-- START Raw data --

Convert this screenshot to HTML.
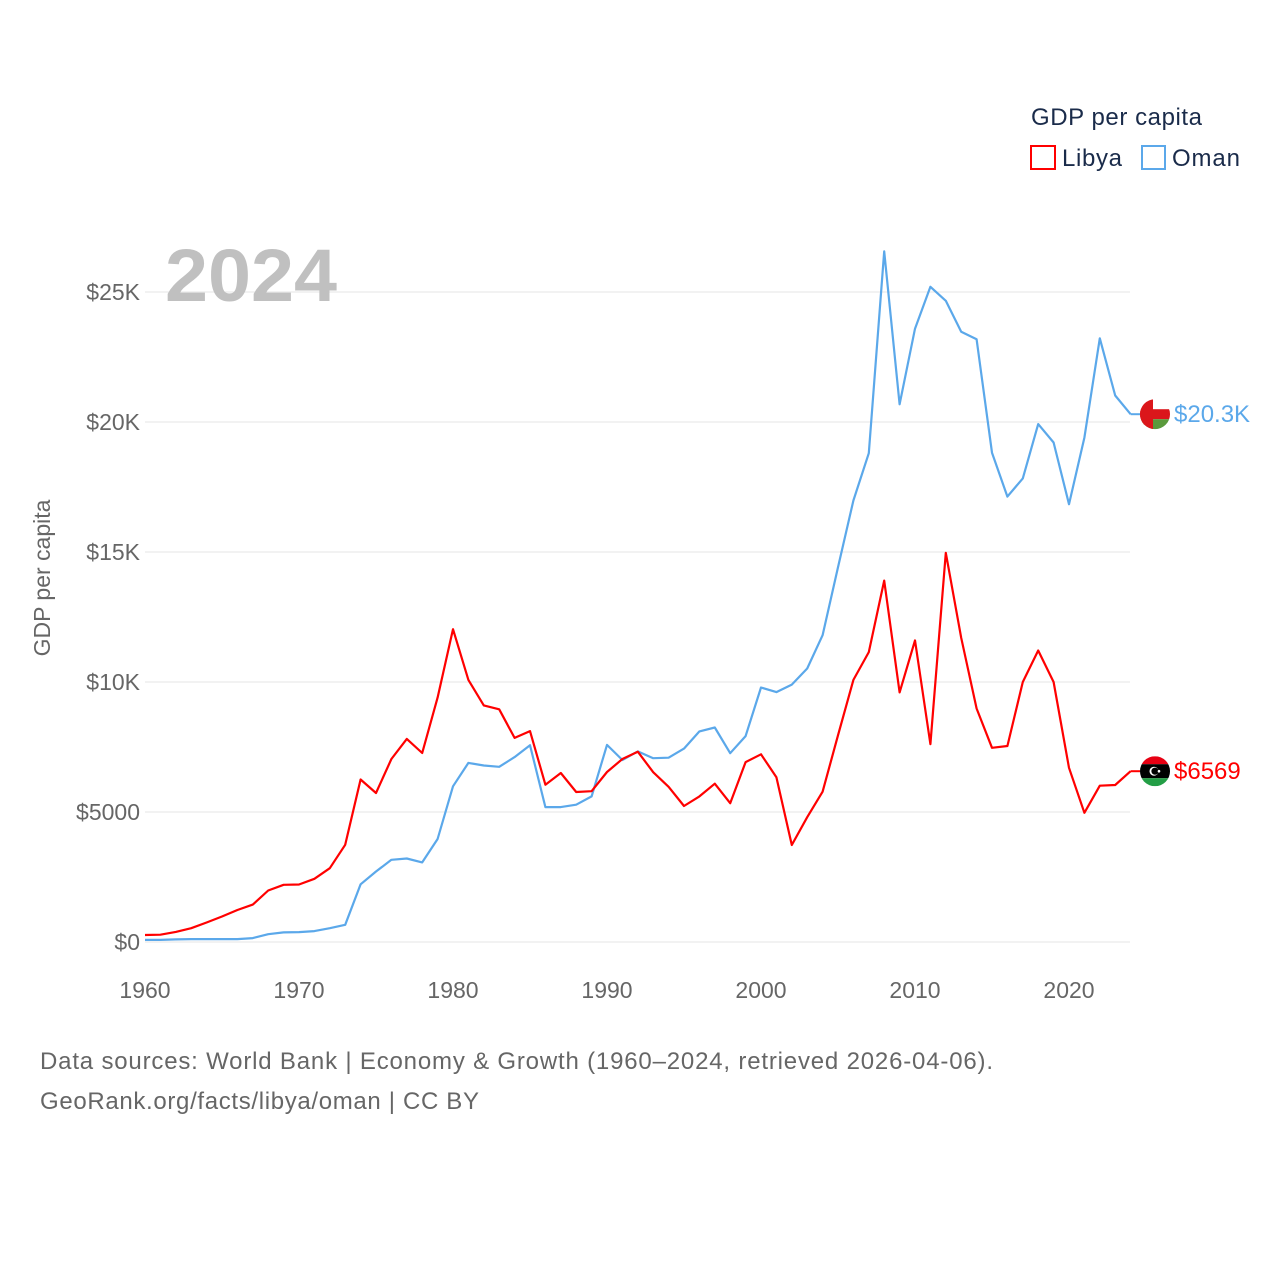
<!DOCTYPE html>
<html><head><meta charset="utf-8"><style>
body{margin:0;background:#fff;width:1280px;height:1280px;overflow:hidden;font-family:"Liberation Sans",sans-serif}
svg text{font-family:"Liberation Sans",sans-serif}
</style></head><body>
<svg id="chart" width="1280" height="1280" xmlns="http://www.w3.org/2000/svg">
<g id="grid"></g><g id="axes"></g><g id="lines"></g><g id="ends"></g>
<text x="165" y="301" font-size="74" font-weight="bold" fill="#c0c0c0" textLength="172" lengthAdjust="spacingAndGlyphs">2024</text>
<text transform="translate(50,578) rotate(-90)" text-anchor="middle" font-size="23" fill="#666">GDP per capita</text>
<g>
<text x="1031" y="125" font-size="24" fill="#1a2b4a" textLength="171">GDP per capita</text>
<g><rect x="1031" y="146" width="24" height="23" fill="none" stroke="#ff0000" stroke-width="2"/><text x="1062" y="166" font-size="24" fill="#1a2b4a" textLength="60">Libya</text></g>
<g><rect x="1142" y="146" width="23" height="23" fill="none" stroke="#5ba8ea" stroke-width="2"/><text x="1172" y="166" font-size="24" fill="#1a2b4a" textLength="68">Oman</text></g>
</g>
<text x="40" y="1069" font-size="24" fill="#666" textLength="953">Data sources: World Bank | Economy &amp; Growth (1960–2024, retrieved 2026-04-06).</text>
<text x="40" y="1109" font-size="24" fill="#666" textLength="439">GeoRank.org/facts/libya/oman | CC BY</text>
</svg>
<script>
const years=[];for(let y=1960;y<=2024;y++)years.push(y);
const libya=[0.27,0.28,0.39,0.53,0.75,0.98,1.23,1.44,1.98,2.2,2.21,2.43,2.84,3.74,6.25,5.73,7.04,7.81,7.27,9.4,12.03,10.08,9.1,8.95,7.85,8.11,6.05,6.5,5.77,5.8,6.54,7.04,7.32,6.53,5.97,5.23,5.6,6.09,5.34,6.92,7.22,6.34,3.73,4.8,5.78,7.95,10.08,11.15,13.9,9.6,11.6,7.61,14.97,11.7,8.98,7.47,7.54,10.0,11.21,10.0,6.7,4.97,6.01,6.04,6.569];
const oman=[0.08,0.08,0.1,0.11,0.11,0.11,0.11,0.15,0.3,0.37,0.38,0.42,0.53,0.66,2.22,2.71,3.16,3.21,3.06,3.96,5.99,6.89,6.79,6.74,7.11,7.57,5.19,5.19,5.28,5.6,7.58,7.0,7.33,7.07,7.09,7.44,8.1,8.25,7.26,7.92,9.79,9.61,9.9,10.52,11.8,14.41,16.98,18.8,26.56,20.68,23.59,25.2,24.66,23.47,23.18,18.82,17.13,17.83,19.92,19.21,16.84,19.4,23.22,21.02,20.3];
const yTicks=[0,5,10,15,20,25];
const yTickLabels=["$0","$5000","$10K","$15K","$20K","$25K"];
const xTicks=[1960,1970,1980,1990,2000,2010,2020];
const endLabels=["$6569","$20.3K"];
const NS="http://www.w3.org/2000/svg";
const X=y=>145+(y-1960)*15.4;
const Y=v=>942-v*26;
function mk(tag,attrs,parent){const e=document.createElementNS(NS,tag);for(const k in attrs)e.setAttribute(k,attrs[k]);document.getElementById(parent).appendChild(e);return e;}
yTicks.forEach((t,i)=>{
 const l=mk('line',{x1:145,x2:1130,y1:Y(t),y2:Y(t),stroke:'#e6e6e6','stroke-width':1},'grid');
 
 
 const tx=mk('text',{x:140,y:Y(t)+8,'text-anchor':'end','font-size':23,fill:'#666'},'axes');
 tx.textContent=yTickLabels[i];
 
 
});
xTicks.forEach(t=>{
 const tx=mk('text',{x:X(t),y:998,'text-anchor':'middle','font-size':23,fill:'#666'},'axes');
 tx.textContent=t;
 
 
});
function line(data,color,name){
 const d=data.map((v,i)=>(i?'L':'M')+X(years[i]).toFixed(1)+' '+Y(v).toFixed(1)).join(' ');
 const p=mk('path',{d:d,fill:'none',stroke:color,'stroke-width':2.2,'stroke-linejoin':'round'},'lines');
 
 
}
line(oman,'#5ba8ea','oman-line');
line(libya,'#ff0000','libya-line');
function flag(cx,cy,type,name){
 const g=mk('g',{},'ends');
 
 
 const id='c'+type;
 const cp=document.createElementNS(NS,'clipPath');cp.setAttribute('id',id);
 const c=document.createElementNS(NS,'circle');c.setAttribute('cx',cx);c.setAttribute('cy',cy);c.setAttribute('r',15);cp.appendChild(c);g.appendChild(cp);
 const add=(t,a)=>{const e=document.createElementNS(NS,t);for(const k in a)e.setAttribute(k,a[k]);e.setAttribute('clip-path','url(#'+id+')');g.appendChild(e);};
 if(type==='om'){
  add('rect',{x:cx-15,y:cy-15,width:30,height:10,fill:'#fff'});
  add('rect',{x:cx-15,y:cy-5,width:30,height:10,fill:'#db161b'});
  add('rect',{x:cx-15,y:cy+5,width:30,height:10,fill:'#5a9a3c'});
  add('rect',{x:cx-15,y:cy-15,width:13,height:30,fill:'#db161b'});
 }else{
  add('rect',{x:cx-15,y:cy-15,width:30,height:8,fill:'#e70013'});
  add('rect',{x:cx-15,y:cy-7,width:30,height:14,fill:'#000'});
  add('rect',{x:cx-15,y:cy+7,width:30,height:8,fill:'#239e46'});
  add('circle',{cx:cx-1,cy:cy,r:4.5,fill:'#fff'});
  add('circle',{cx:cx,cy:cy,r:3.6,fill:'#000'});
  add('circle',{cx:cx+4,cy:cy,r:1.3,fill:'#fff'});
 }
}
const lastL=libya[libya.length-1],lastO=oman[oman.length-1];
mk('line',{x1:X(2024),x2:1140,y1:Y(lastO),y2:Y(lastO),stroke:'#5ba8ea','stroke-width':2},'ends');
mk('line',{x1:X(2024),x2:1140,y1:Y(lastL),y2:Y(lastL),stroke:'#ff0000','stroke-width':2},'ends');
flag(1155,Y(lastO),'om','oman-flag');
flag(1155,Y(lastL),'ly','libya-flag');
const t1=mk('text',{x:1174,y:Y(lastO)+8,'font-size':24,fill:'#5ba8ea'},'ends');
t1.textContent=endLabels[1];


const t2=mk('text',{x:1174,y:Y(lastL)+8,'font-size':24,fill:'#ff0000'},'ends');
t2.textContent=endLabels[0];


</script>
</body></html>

-- END Raw data --

» **Task**:
Reproduce every line above as written, skipping pictures.

» **Exercise response**:
Convert this screenshot to HTML.
<!DOCTYPE html>
<html><head><meta charset="utf-8"><style>
body{margin:0;background:#fff;width:1280px;height:1280px;overflow:hidden;font-family:"Liberation Sans",sans-serif}
svg text{font-family:"Liberation Sans",sans-serif}
</style></head><body>
<svg id="chart" width="1280" height="1280" xmlns="http://www.w3.org/2000/svg">
<g id="grid"></g><g id="axes"></g><g id="lines"></g><g id="ends"></g>
<text x="165" y="301" font-size="74" font-weight="bold" fill="#c0c0c0" textLength="172" lengthAdjust="spacingAndGlyphs">2024</text>
<text transform="translate(50,578) rotate(-90)" text-anchor="middle" font-size="23" fill="#666">GDP per capita</text>
<g>
<text x="1031" y="125" font-size="24" fill="#1a2b4a" textLength="171">GDP per capita</text>
<g><rect x="1031" y="146" width="24" height="23" fill="none" stroke="#ff0000" stroke-width="2"/><text x="1062" y="166" font-size="24" fill="#1a2b4a" textLength="60">Libya</text></g>
<g><rect x="1142" y="146" width="23" height="23" fill="none" stroke="#5ba8ea" stroke-width="2"/><text x="1172" y="166" font-size="24" fill="#1a2b4a" textLength="68">Oman</text></g>
</g>
<text x="40" y="1069" font-size="24" fill="#666" textLength="953">Data sources: World Bank | Economy &amp; Growth (1960–2024, retrieved 2026-04-06).</text>
<text x="40" y="1109" font-size="24" fill="#666" textLength="439">GeoRank.org/facts/libya/oman | CC BY</text>
</svg>
<script>
const years=[];for(let y=1960;y<=2024;y++)years.push(y);
const libya=[0.27,0.28,0.39,0.53,0.75,0.98,1.23,1.44,1.98,2.2,2.21,2.43,2.84,3.74,6.25,5.73,7.04,7.81,7.27,9.4,12.03,10.08,9.1,8.95,7.85,8.11,6.05,6.5,5.77,5.8,6.54,7.04,7.32,6.53,5.97,5.23,5.6,6.09,5.34,6.92,7.22,6.34,3.73,4.8,5.78,7.95,10.08,11.15,13.9,9.6,11.6,7.61,14.97,11.7,8.98,7.47,7.54,10.0,11.21,10.0,6.7,4.97,6.01,6.04,6.569];
const oman=[0.08,0.08,0.1,0.11,0.11,0.11,0.11,0.15,0.3,0.37,0.38,0.42,0.53,0.66,2.22,2.71,3.16,3.21,3.06,3.96,5.99,6.89,6.79,6.74,7.11,7.57,5.19,5.19,5.28,5.6,7.58,7.0,7.33,7.07,7.09,7.44,8.1,8.25,7.26,7.92,9.79,9.61,9.9,10.52,11.8,14.41,16.98,18.8,26.56,20.68,23.59,25.2,24.66,23.47,23.18,18.82,17.13,17.83,19.92,19.21,16.84,19.4,23.22,21.02,20.3];
const yTicks=[0,5,10,15,20,25];
const yTickLabels=["$0","$5000","$10K","$15K","$20K","$25K"];
const xTicks=[1960,1970,1980,1990,2000,2010,2020];
const endLabels=["$6569","$20.3K"];
const NS="http://www.w3.org/2000/svg";
const X=y=>145+(y-1960)*15.4;
const Y=v=>942-v*26;
function mk(tag,attrs,parent){const e=document.createElementNS(NS,tag);for(const k in attrs)e.setAttribute(k,attrs[k]);document.getElementById(parent).appendChild(e);return e;}
yTicks.forEach((t,i)=>{
 const l=mk('line',{x1:145,x2:1130,y1:Y(t),y2:Y(t),stroke:'#e6e6e6','stroke-width':1},'grid');
 
 
 const tx=mk('text',{x:140,y:Y(t)+8,'text-anchor':'end','font-size':23,fill:'#666'},'axes');
 tx.textContent=yTickLabels[i];
 
 
});
xTicks.forEach(t=>{
 const tx=mk('text',{x:X(t),y:998,'text-anchor':'middle','font-size':23,fill:'#666'},'axes');
 tx.textContent=t;
 
 
});
function line(data,color,name){
 const d=data.map((v,i)=>(i?'L':'M')+X(years[i]).toFixed(1)+' '+Y(v).toFixed(1)).join(' ');
 const p=mk('path',{d:d,fill:'none',stroke:color,'stroke-width':2.2,'stroke-linejoin':'round'},'lines');
 
 
}
line(oman,'#5ba8ea','oman-line');
line(libya,'#ff0000','libya-line');
function flag(cx,cy,type,name){
 const g=mk('g',{},'ends');
 
 
 const id='c'+type;
 const cp=document.createElementNS(NS,'clipPath');cp.setAttribute('id',id);
 const c=document.createElementNS(NS,'circle');c.setAttribute('cx',cx);c.setAttribute('cy',cy);c.setAttribute('r',15);cp.appendChild(c);g.appendChild(cp);
 const add=(t,a)=>{const e=document.createElementNS(NS,t);for(const k in a)e.setAttribute(k,a[k]);e.setAttribute('clip-path','url(#'+id+')');g.appendChild(e);};
 if(type==='om'){
  add('rect',{x:cx-15,y:cy-15,width:30,height:10,fill:'#fff'});
  add('rect',{x:cx-15,y:cy-5,width:30,height:10,fill:'#db161b'});
  add('rect',{x:cx-15,y:cy+5,width:30,height:10,fill:'#5a9a3c'});
  add('rect',{x:cx-15,y:cy-15,width:13,height:30,fill:'#db161b'});
 }else{
  add('rect',{x:cx-15,y:cy-15,width:30,height:8,fill:'#e70013'});
  add('rect',{x:cx-15,y:cy-7,width:30,height:14,fill:'#000'});
  add('rect',{x:cx-15,y:cy+7,width:30,height:8,fill:'#239e46'});
  add('circle',{cx:cx-1,cy:cy,r:4.5,fill:'#fff'});
  add('circle',{cx:cx,cy:cy,r:3.6,fill:'#000'});
  add('circle',{cx:cx+4,cy:cy,r:1.3,fill:'#fff'});
 }
}
const lastL=libya[libya.length-1],lastO=oman[oman.length-1];
mk('line',{x1:X(2024),x2:1140,y1:Y(lastO),y2:Y(lastO),stroke:'#5ba8ea','stroke-width':2},'ends');
mk('line',{x1:X(2024),x2:1140,y1:Y(lastL),y2:Y(lastL),stroke:'#ff0000','stroke-width':2},'ends');
flag(1155,Y(lastO),'om','oman-flag');
flag(1155,Y(lastL),'ly','libya-flag');
const t1=mk('text',{x:1174,y:Y(lastO)+8,'font-size':24,fill:'#5ba8ea'},'ends');
t1.textContent=endLabels[1];


const t2=mk('text',{x:1174,y:Y(lastL)+8,'font-size':24,fill:'#ff0000'},'ends');
t2.textContent=endLabels[0];


</script>
</body></html>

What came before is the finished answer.